Brain Aneurysm Found to be More Likely in Women Who Smoke Than Those Who Don’tadmin
According to new research, women between the ages of 30 and 60 with a history of smoking have a four-fold increased risk for having an unruptured intracranial aneurysm (UIA), and a seven-fold increased risk if they have underlying chronic hypertension.
In order to identify this connection, the researchers analyzed the brain scans of 545 women between the ages of 30 and 60 at teaching and research hospitals in Canada and the United States from 2016 to 2018. These scans revealed that 152 of the 545 women had 185 unruptured brain aneurysms, meaning some women had more than one. Of these 152 abnormal brain scans, high blood pressure as well as a history of smoking or currently smoking applied to 46 percent and 57.5 percent respectively. Brain aneurysms specifically tended to be higher in smokers with a habit of around 20 a day and a history of 29 years on average, IFLScience.com reports.
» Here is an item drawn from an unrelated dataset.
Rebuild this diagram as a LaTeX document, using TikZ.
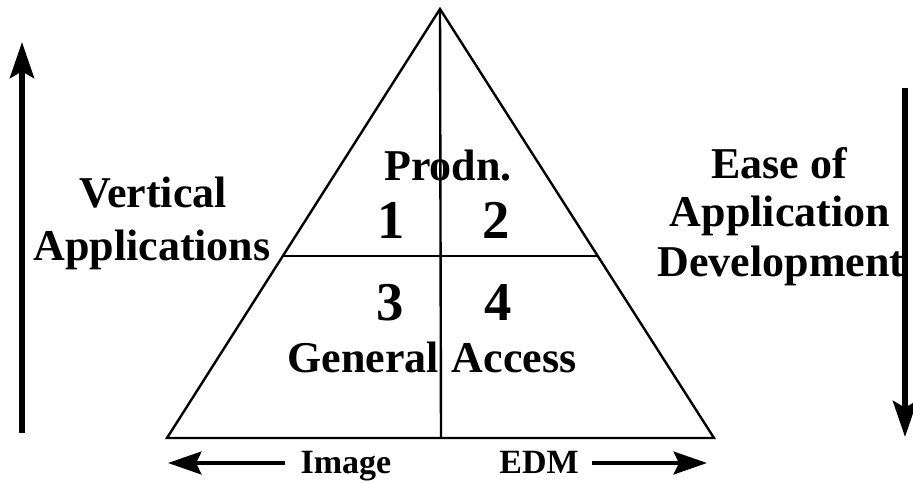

While these statistics are staggering, this study is purely observational, and “no direct causation can be drawn from the analysis of these brain scans and the findings cannot be generalized to all age groups,” but the researchers believe their findings indicate “consideration should be given to screening for [unruptured brain aneurysms] in women aged between 30 and 60 years who smoke cigarettes.”